Although Luther was merely trying to tweak the existing church, his actions are generally regarded as the launching pad for the world-changing split known as the Protestant Reformation. World-changing indeed. Can you imagine all those “A priest, a rabbi and a minister walked into a bar” jokes without the third component? (“Oy! The Presbyterian knew all the punchlines.”)

The Reformation also tremendously boosted literacy. People clamored to read the scriptures in their own language after it was finally translated from dead Latin. We cannot hold the reformers responsible for the DECLINE of such skills. (“Go ahead and click where it says, ‘I have read and agree to the terms of service.’”)

All of us could probably stand to learn more about the changes set in motion by Luther, Huldrych Zwingli, John Calvin and other activists.

Too many people get Martin Luther and Martin Luther King, Jr. confused. Don’t get me started on the nerds who think the Reformation was like the “rebooting” of a comic-book universe. (“Wait ‒ I know! After the Reformation, it was retroactively decided that Pope Leo X was the half-brother of the clone of The Joker!”)

As you study the Reformation, you’ll encounter terms such as “papal bull,” “the Diet of Worms” and “The Thirty Years’ War.” Not only did the church need a wake-up call, but it also needed a better marketing person. (“C’mon, dude…enlist! The Thirty Years’ War will be over in a weekend, max.”)

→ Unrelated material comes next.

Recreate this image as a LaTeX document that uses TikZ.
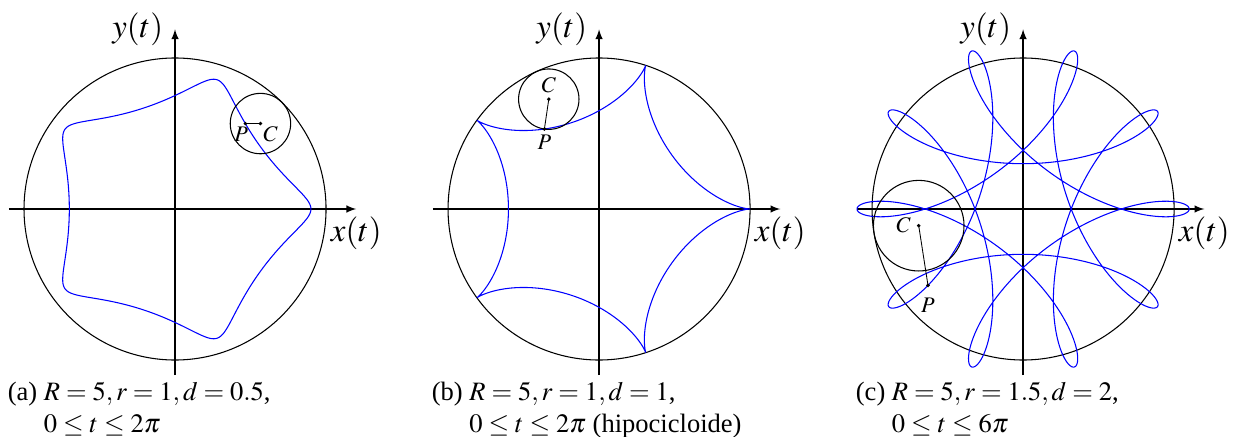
\documentclass[tikz,border=0pt]{standalone}
\usepackage{mathptmx}
\usepackage{fontspec}
\setmainfont{Liberation Serif}
\usetikzlibrary{positioning}

\begin{document}
\begin{tikzpicture}[x=0.5cm, y=0.5cm,
  eixo/.style  = {-latex, line width=0.6pt},
  circ/.style  = {line width=0.5pt},
  curva/.style = {blue, line width=0.5pt},
  ponto/.style = {circle, fill=black, inner sep=0pt, minimum size=1.8pt},
  rot/.style   = {font=\fontsize{15.5}{18}\selectfont},
  pc/.style    = {font=\fontsize{10.5}{12}\selectfont, inner sep=0.5pt},
  leg/.style   = {font=\fontsize{12.5}{15}\selectfont, anchor=north west, inner sep=0pt}
]
\useasboundingbox (-5.795,-7.517) rectangle (35.03,6.92);

% --- eixos e circunferencia fixa (R = 5) ---
\foreach \k/\s in {a/0,b/14.04,c/28.08} {
  \coordinate (O\k)  at (\s,0);
  \coordinate (xi\k) at (\s-5.5,0);  \coordinate (xf\k) at (\s+6,0);
  \coordinate (yi\k) at (\s,-5.5);   \coordinate (yf\k) at (\s,5.95);
  \draw[eixo] (xi\k) -- (xf\k) node[rot, below] (lx\k) {$x(t)$};
  \draw[eixo] (yi\k) -- (yf\k) node[rot, left=2pt] (ly\k) {$y(t)$};
  \draw[circ] (O\k) circle[radius=5];
}

% --- (a) R=5, r=1, d=0.5 ---
\draw[curva, domain=0:360, samples=240, smooth, variable=\t]
  plot ({4*cos(\t)+0.5*cos(4*\t)}, {4*sin(\t)-0.5*sin(4*\t)});
\node[ponto] (Ca) at ({4*cos(45)},{4*sin(45)}) {};
\node[ponto] (Pa) at ({4*cos(45)+0.5*cos(180)},{4*sin(45)-0.5*sin(180)}) {};
\draw[circ] (Ca.center) circle[radius=1];
\draw (Ca.center) -- (Pa.center);
\node[pc, below=0pt of Pa, xshift=-2pt] (lPa) {$P$};
\node[pc, below right=0pt of Ca] (lCa) {$C$};
\node[leg] (leg-a) at (-5.55,-5.59)
  {\begin{tabular}{@{}l@{\ }l@{}}(a) & $R=5,r=1,d=0.5$,\\ & $0\le t\le 2\pi$\end{tabular}};

% --- (b) R=5, r=1, d=1 (hipocicloide) ---
\begin{scope}[shift={(Ob)}]
\draw[curva, domain=0:360, samples=400, variable=\t]
  plot ({4*cos(\t)+cos(4*\t)}, {4*sin(\t)-sin(4*\t)});
\node[ponto] (Cb) at ({4*cos(2 r)},{4*sin(2 r)}) {};
\node[ponto] (Pb) at ({4*cos(2 r)+cos(8 r)},{4*sin(2 r)-sin(8 r)}) {};
\draw[circ] (Cb.center) circle[radius=1];
\draw (Cb.center) -- (Pb.center);
\node[pc, below=1pt of Pb] (lPb) {$P$};
\node[pc, above=1pt of Cb] (lCb) {$C$};
\node[leg] (leg-b) at (-5.55,-5.59)
  {\begin{tabular}{@{}l@{\ }l@{}}(b) & $R=5,r=1,d=1$,\\ & $0\le t\le 2\pi$ (hipocicloide)\end{tabular}};
\end{scope}

% --- (c) R=5, r=1.5, d=2 ---
\begin{scope}[shift={(Oc)}]
\draw[curva, domain=0:1080, samples=700, smooth, variable=\t]
  plot ({3.5*cos(\t)+2*cos(7*\t/3)}, {3.5*sin(\t)-2*sin(7*\t/3)});
\node[ponto] (Cc) at ({3.5*cos(3.3 r)},{3.5*sin(3.3 r)}) {};
\node[ponto] (Pc) at ({3.5*cos(3.3 r)+2*cos(7.7 r)},{3.5*sin(3.3 r)-2*sin(7.7 r)}) {};
\draw[circ] (Cc.center) circle[radius=1.5];
\draw (Cc.center) -- (Pc.center);
\node[pc, below=4pt of Pc] (lPc) {$P$};
\node[pc, left=2pt of Cc] (lCc) {$C$};
\node[leg] (leg-c) at (-5.55,-5.59)
  {\begin{tabular}{@{}l@{\ }l@{}}(c) & $R=5,r=1.5,d=2$,\\ & $0\le t\le 6\pi$\end{tabular}};
\end{scope}
\end{tikzpicture}
\end{document}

Of course, one of the major abuses by the church in olden days was the selling of indulgences. By coughing up some arbitrary, exorbitant sum of money, parishioners could supposedly shorten their loved ones’ time in Purgatory. It’s a wonder those rascally clergymen didn’t come up with even more lucrative schemes. (“You’ll be wanting the extended warranty on wings and halos, won’t you?”)

Let’s not forget the shady market for selling superstitious worshippers religious relics, such as the alleged bones of saints. That was when “taking a knee” first hit the headlines. (“Hey! Don’t be taking the knee! All you paid for was the pinky finger!”)

In fact, Luther planned to write 101 theses but ran out of paper. Researchers claim that the lost theses included “Fish on Friday is okay, but failure to add Tater Tot Tuesday is a deal-breaker,” “Only Nerf rulers for schoolteacher nuns” and “Is it going to kill you to spring for moisture-wicking robes, hair plugs and Gregorian chants karaoke machines for the monks?”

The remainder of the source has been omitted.